** start **

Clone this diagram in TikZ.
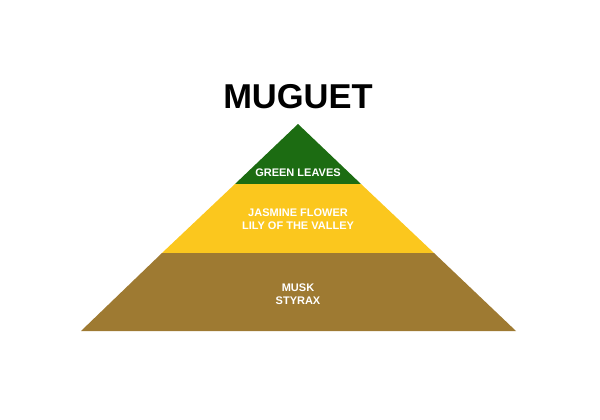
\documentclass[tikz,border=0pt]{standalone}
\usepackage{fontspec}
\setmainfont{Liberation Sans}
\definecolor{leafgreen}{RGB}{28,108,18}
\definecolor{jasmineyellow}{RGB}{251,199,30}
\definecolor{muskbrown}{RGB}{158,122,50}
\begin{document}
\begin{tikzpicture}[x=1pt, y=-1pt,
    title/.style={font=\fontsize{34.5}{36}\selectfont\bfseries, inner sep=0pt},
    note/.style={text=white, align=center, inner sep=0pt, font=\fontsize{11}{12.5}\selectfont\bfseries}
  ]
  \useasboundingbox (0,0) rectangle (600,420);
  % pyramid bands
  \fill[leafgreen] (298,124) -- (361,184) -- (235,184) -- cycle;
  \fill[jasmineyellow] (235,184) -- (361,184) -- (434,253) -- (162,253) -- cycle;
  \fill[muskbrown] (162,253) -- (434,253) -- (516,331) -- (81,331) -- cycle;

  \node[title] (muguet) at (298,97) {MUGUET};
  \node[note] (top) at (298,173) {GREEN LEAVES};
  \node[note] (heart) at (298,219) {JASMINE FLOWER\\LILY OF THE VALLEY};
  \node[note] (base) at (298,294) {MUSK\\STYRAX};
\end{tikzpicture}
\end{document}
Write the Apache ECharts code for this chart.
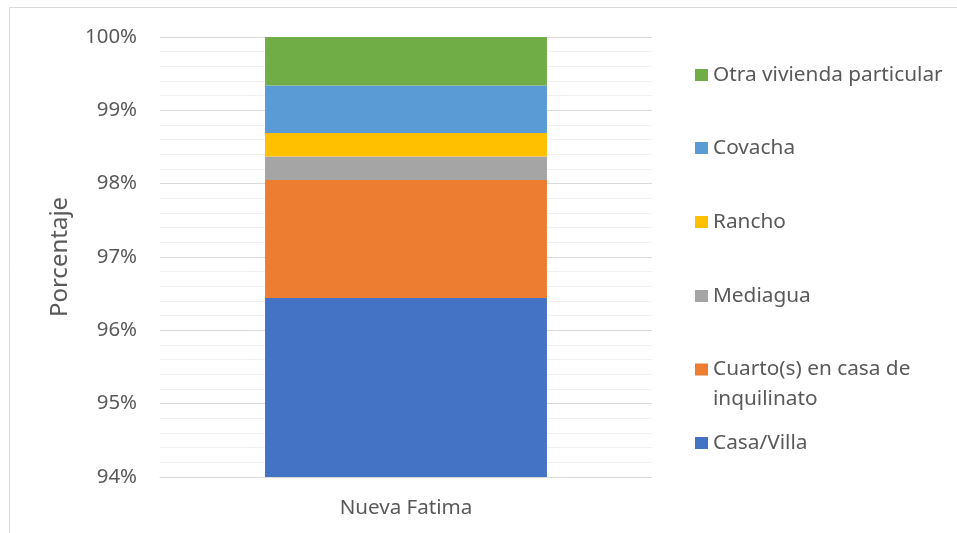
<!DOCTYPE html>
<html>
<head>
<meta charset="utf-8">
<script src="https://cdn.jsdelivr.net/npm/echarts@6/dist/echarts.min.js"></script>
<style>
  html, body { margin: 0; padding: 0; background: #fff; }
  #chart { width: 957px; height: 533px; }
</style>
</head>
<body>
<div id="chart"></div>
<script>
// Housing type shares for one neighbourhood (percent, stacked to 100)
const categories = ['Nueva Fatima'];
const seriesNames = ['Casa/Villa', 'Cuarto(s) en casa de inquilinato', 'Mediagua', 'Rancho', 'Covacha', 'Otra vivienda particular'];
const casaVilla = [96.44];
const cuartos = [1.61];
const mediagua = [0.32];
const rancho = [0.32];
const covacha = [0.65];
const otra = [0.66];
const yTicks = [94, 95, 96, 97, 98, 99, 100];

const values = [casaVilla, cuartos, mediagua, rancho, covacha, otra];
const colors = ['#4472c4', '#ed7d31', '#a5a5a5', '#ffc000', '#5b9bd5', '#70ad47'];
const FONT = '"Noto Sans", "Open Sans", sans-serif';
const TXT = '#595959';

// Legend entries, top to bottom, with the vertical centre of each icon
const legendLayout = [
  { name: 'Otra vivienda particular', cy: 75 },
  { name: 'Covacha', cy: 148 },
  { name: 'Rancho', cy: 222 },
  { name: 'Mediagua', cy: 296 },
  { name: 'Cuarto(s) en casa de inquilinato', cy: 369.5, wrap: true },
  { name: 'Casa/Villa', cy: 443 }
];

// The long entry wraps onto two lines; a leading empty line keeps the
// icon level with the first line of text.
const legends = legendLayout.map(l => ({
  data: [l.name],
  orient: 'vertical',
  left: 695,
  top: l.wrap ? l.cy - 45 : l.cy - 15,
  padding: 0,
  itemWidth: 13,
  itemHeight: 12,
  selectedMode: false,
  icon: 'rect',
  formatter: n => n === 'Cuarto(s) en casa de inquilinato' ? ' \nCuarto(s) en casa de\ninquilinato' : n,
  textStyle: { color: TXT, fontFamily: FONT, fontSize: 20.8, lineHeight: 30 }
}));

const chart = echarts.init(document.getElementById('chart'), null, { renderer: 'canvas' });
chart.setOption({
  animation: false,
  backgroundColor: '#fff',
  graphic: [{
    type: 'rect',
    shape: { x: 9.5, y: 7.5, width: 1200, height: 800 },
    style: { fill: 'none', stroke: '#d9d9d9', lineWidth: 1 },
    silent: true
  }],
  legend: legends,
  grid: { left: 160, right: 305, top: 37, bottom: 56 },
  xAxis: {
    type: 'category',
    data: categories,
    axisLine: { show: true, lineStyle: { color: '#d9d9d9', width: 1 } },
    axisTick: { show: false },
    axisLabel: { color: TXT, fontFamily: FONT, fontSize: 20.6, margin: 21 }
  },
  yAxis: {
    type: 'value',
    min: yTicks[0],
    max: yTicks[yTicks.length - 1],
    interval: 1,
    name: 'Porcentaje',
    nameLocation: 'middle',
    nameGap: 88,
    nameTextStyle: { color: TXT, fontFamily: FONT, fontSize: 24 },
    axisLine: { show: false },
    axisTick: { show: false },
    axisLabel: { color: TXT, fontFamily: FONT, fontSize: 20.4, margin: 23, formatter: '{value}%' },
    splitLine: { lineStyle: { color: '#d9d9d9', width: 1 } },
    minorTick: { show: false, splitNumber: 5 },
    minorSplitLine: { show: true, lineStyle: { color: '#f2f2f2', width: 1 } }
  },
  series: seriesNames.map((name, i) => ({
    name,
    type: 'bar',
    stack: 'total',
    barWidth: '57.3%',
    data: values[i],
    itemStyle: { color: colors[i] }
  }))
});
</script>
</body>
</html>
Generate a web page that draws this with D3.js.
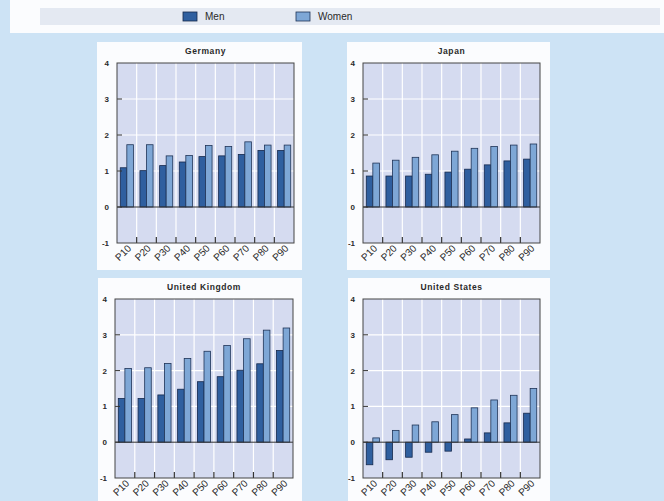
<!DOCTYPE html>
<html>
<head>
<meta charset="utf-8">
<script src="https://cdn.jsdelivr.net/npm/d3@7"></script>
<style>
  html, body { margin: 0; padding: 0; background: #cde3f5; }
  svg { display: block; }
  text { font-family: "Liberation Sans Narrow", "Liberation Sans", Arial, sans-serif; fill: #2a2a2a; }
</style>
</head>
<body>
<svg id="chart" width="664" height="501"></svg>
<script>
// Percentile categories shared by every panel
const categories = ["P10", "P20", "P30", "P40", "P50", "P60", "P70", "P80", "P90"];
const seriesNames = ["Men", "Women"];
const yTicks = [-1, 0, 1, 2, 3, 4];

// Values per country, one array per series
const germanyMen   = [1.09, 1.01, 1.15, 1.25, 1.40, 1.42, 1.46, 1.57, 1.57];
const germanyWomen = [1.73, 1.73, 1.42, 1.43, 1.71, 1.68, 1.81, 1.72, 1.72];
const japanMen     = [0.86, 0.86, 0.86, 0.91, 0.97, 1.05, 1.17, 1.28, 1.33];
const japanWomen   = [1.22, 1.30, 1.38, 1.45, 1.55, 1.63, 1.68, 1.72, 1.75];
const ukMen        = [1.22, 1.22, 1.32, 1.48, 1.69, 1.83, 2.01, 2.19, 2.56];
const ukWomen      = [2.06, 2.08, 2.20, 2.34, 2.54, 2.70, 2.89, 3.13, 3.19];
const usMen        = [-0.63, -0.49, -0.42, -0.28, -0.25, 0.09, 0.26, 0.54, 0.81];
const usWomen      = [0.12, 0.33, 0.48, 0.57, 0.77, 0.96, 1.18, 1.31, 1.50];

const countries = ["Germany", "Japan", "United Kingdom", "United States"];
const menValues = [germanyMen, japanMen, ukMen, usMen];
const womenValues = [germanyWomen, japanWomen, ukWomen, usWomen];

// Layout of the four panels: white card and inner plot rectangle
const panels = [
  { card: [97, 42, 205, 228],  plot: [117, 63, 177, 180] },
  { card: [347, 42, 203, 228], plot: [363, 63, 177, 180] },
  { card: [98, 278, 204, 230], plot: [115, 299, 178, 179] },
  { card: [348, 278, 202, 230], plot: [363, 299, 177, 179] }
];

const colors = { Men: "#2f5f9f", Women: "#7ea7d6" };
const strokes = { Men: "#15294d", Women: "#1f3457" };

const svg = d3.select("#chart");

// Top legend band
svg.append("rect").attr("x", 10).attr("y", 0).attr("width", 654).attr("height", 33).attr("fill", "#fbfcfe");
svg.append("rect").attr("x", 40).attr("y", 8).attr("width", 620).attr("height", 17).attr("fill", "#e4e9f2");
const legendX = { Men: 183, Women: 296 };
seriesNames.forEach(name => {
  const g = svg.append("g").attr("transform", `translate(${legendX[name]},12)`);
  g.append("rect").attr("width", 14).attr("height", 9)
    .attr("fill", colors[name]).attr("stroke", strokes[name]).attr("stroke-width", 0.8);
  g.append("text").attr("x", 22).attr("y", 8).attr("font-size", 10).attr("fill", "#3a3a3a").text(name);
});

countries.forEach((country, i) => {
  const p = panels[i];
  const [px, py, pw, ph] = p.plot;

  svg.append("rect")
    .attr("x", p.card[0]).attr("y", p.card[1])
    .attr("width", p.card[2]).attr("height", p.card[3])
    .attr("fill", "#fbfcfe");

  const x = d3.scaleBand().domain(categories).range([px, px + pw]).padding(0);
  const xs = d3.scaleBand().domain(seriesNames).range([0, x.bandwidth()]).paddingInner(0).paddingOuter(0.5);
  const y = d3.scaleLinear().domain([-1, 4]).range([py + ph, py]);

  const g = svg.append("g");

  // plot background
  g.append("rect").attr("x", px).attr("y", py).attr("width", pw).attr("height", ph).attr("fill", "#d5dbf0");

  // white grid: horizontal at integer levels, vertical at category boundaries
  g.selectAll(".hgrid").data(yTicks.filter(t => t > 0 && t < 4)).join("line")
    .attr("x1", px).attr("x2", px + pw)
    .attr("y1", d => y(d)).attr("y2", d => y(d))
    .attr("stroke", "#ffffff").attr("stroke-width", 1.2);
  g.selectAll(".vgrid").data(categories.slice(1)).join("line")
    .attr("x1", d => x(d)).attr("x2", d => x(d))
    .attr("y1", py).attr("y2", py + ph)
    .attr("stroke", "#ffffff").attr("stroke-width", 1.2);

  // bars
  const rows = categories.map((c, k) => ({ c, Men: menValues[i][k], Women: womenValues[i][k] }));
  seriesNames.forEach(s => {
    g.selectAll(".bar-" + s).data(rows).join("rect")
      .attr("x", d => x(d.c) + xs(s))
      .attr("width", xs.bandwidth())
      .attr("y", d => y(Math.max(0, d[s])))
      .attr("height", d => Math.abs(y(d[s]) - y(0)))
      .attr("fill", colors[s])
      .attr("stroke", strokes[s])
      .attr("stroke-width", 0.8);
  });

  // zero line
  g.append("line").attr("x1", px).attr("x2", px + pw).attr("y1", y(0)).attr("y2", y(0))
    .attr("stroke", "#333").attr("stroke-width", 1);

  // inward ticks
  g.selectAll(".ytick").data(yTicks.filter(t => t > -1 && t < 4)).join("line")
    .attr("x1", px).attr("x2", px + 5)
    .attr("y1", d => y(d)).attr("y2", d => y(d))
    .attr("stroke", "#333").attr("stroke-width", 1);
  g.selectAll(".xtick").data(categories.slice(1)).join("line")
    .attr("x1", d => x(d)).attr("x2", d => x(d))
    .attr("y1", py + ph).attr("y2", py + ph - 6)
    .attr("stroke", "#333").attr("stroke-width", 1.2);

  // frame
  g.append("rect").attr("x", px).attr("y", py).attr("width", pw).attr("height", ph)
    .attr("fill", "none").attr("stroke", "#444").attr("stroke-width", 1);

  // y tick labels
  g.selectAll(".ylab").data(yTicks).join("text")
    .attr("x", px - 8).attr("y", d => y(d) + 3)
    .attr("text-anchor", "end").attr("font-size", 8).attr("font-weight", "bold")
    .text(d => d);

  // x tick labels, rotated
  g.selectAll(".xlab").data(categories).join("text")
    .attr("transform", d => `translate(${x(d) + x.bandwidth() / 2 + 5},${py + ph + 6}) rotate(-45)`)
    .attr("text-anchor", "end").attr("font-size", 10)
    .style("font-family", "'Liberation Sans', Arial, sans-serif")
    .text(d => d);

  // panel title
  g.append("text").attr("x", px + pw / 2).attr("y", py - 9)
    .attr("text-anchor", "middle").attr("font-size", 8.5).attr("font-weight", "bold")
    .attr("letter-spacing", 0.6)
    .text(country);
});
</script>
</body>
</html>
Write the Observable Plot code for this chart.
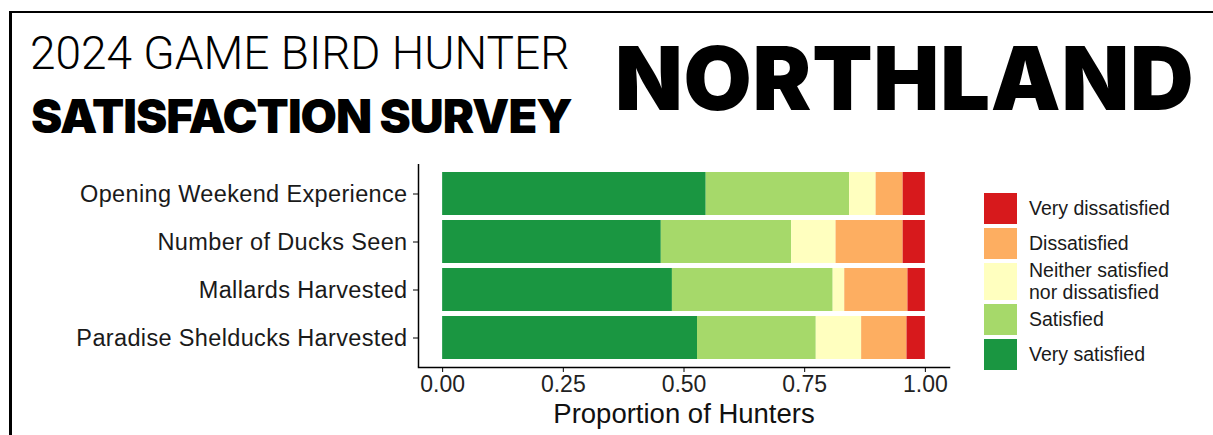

** end **

Given exercise:
Please transcribe, word for word, every line from the first line of the records above through the line containing "(81,331) -- cycle;", and leave out any pictures.

Response:
Clone this diagram in TikZ.
\documentclass[tikz,border=0pt]{standalone}
\usepackage{fontspec}
\setmainfont{Liberation Sans}
\definecolor{leafgreen}{RGB}{28,108,18}
\definecolor{jasmineyellow}{RGB}{251,199,30}
\definecolor{muskbrown}{RGB}{158,122,50}
\begin{document}
\begin{tikzpicture}[x=1pt, y=-1pt,
    title/.style={font=\fontsize{34.5}{36}\selectfont\bfseries, inner sep=0pt},
    note/.style={text=white, align=center, inner sep=0pt, font=\fontsize{11}{12.5}\selectfont\bfseries}
  ]
  \useasboundingbox (0,0) rectangle (600,420);
  % pyramid bands
  \fill[leafgreen] (298,124) -- (361,184) -- (235,184) -- cycle;
  \fill[jasmineyellow] (235,184) -- (361,184) -- (434,253) -- (162,253) -- cycle;
  \fill[muskbrown] (162,253) -- (434,253) -- (516,331) -- (81,331) -- cycle;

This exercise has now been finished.